Tigers To Be Reintroduced Into Kazakhstan After 70 Years Of Absence


The Amur tiger in Siberian Russia was found to be almost genetically identical to the now-extinct Caspian tiger. Thomas Barrat/Shutterstock

The shores of the Caspian Sea may once again be stalked by tigers, as Kazakhstan has now given the go-ahead for the big cats to be reintroduced some 70 years after the last animal was killed in the country. If successful, Kazakhstan will be the first country in the world to return tigers to the wild after they had become extinct. 

The project is spearheaded by WWF-Russia, who is to supply $10 million to make it a reality. They aim to restore whole ecosystems in the Ili River floodplain and create enough suitable habitat to support the big cat after it is reintroduced. They currently plan on using tigers taken from the Russian Far East.
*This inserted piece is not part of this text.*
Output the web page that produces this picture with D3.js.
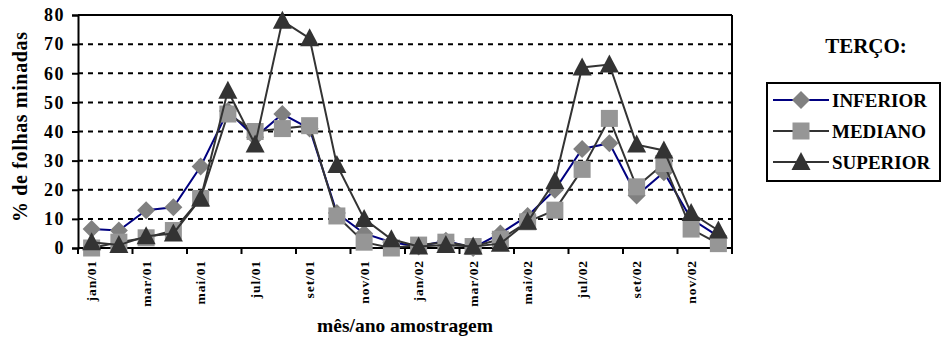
<!DOCTYPE html>
<html>
<head>
<meta charset="utf-8">
<script src="https://cdn.jsdelivr.net/npm/d3@7"></script>
<style>
body { margin: 0; background: #fff; }
</style>
</head>
<body>
<svg></svg>
<script>
// meses de amostragem (jan/01 .. dez/02)
var meses = ['jan/01','fev/01','mar/01','abr/01','mai/01','jun/01','jul/01','ago/01','set/01','out/01','nov/01','dez/01',
             'jan/02','fev/02','mar/02','abr/02','mai/02','jun/02','jul/02','ago/02','set/02','out/02','nov/02','dez/02'];
var inferior = [6.5, 6, 13, 14, 28, 47, 38, 46, 41, 12, 5, 2, 0.5, 2.5, 0, 5, 11, 20, 34, 36, 18, 26, 10, 4];
var mediano  = [0, 2, 3.5, 6, 17, 46, 40, 41, 42, 11, 2, 0, 1, 2, 0.5, 3, 9, 13, 27, 44.5, 21, 29, 6.5, 1.5];
var superior = [2, 1, 4, 5, 17, 54, 35.5, 78, 72, 28.5, 10, 3, 0.5, 1, 0.5, 1.5, 9, 23, 62, 63, 35.5, 33.5, 12, 6];
var yTicks = [0, 10, 20, 30, 40, 50, 60, 70, 80];

var fonte = '"Liberation Serif", "Times New Roman", serif';
var w = 943, h = 341,
	svg = d3.select('svg').attr('width', w).attr('height', h),
	esq = 78, dir = 732, cima = 15, baixo = 248;

var x = d3.scaleBand().domain(meses).range([esq, dir]);
var y = d3.scaleLinear().domain([0, 80]).range([baixo, cima]);

var series = [
	{nome: 'INFERIOR', valores: inferior, linha: '#000080', cor: '#808080', forma: 'diamond'},
	{nome: 'MEDIANO', valores: mediano, linha: '#333333', cor: '#969696', forma: 'square'},
	{nome: 'SUPERIOR', valores: superior, linha: '#333333', cor: '#333333', forma: 'triangle'}
];

function texto(sel, tam) {
	return sel.style('font-family', fonte).style('font-weight', 'bold').style('font-size', tam + 'px').attr('fill', '#000');
}

// linhas de grade tracejadas
svg.selectAll('.grade')
	.data(yTicks.filter(function(d){ return d > 0 && d < 80; }))
	.enter().append('line')
	.attr('x1', esq).attr('x2', dir)
	.attr('y1', function(d){ return y(d); }).attr('y2', function(d){ return y(d); })
	.attr('stroke', '#000').attr('stroke-width', 2).attr('stroke-dasharray', '5,5');

// borda superior e direita
svg.append('line').attr('x1', esq).attr('x2', dir).attr('y1', y(80)).attr('y2', y(80))
	.attr('stroke', '#000').attr('stroke-width', 2);
svg.append('line').attr('x1', dir).attr('x2', dir).attr('y1', y(80)).attr('y2', baixo)
	.attr('stroke', '#000').attr('stroke-width', 2);

// eixo y
var yAxis = svg.append('g').attr('transform', 'translate(' + esq + ',0)')
	.call(d3.axisLeft(y).tickValues(yTicks).tickSize(6).tickPadding(7));
yAxis.select('.domain').attr('stroke-width', 2);
yAxis.selectAll('.tick line').attr('stroke-width', 2);
texto(yAxis.selectAll('text'), 18).style('letter-spacing', '1.5px');

// eixo x: marcas a cada 2 meses, nas divisas
var xAxis = svg.append('g').attr('transform', 'translate(0,' + baixo + ')');
xAxis.append('line').attr('x1', esq).attr('x2', dir).attr('stroke', '#000').attr('stroke-width', 2);
xAxis.selectAll('.marca')
	.data(meses.filter(function(d, i){ return i % 2 == 0; }).concat(['fim']))
	.enter().append('line')
	.attr('x1', function(d){ return d == 'fim' ? dir : x(d); })
	.attr('x2', function(d){ return d == 'fim' ? dir : x(d); })
	.attr('y1', 0).attr('y2', 6)
	.attr('stroke', '#000').attr('stroke-width', 2);
texto(xAxis.selectAll('.rotulo')
	.data(meses.filter(function(d, i){ return i % 2 == 0; }))
	.enter().append('text')
	.attr('transform', function(d){ return 'translate(' + (x(d) + x.bandwidth()/2 + 4.5) + ',12) rotate(-90)'; })
	.attr('text-anchor', 'end')
	.text(function(d){ return d; }), 13.5)
	.style('letter-spacing', '0.9px');

// linhas e marcadores das series
var linha = d3.line()
	.x(function(d, i){ return x(meses[i]) + x.bandwidth()/2; })
	.y(function(d){ return y(d); });

function marcador(g, forma, cor) {
	if (forma == 'diamond')
		g.append('path').attr('d', 'M0,-9L9,0L0,9L-9,0Z').attr('fill', cor);
	else if (forma == 'square')
		g.append('rect').attr('x', -8.5).attr('y', -8.5).attr('width', 17).attr('height', 17).attr('fill', cor);
	else
		g.append('path').attr('d', 'M0,-10L9.5,8L-9.5,8Z').attr('fill', cor);
}

series.forEach(function(s){
	svg.append('path').datum(s.valores)
		.attr('d', linha)
		.attr('fill', 'none')
		.attr('stroke', s.linha)
		.attr('stroke-width', 2);
	s.valores.forEach(function(v, i){
		var g = svg.append('g')
			.attr('transform', 'translate(' + (x(meses[i]) + x.bandwidth()/2) + ',' + y(v) + ')');
		marcador(g, s.forma, s.cor);
	});
});

// titulos dos eixos
texto(svg.append('text')
	.attr('transform', 'translate(27,127) rotate(-90)')
	.attr('text-anchor', 'middle')
	.attr('textLength', 190).attr('lengthAdjust', 'spacing')
	.text('% de folhas minadas'), 20);
texto(svg.append('text')
	.attr('x', 405).attr('y', 332)
	.attr('text-anchor', 'middle')
	.text('mês/ano amostragem'), 19.5);

// legenda
texto(svg.append('text').attr('x', 866).attr('y', 53).attr('text-anchor', 'middle')
	.text('TERÇO:'), 21);
svg.append('rect').attr('x', 767).attr('y', 83).attr('width', 173).attr('height', 98)
	.attr('fill', '#fff').attr('stroke', '#000').attr('stroke-width', 2);
var legY = [100, 131, 162];
series.forEach(function(s, i){
	var g = svg.append('g').attr('transform', 'translate(0,' + legY[i] + ')');
	g.append('line').attr('x1', 773).attr('x2', 829).attr('stroke', s.linha).attr('stroke-width', 2);
	var m = g.append('g').attr('transform', 'translate(801,0)');
	marcador(m, s.forma, s.cor);
	texto(g.append('text').attr('x', 832).attr('y', 7).text(s.nome), 19);
});
</script>
</body>
</html>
“We are grateful to the Kazakhstan government for the support and readiness to cooperate to carry out such an ambitious and ingenious program,” says Igor Chestin, WWF-Russia’s CEO, in a statement. “If this project will be brought to life, Kazakhstan will become the first country in the world to bring tigers back to its territory.”

Until late into the 20th century, Caspian tigers roamed from Turkey to the far western reaches of China, until habitat destruction and hunting drove them to extinction. For a long time. it was thought that the big cats were their own separate subspecies of tiger, until genetic tests on skins revealed that they were actually nearly genetically identical to the Amur tiger that still survives in Siberian Russia.

The initiative to reintroduce the big cats has been a long time in the works, and will be another few years in the making. The idea was first floated in 2011, when the WWF released a new report discussing the suitability of returning tigers to the forests of Kazakhstan. However, this had to quickly be shelved due to the complicated economic situation in Russia and Kazakhstan that stalled progress.

While the green light has finally been given, the reintroduction will not be a quick process. This will be the first time that a country has ever reintroduced a large predator back into the wild, and there will be a lot to achieve before it can be done. The government is looking to create a new national reserve around the Ili River, as well as restore the forests and ensure the prey base – mainly wild pigs and deer – are sufficient to support tigers before they are released.


“It will be years before tigers appear on this territory because the territory needs to be specially prepared,” Chestin said at a press conference. Not only that, but the people living in the region in which the animals are set to be reintroduced will also need to be educated and reassured.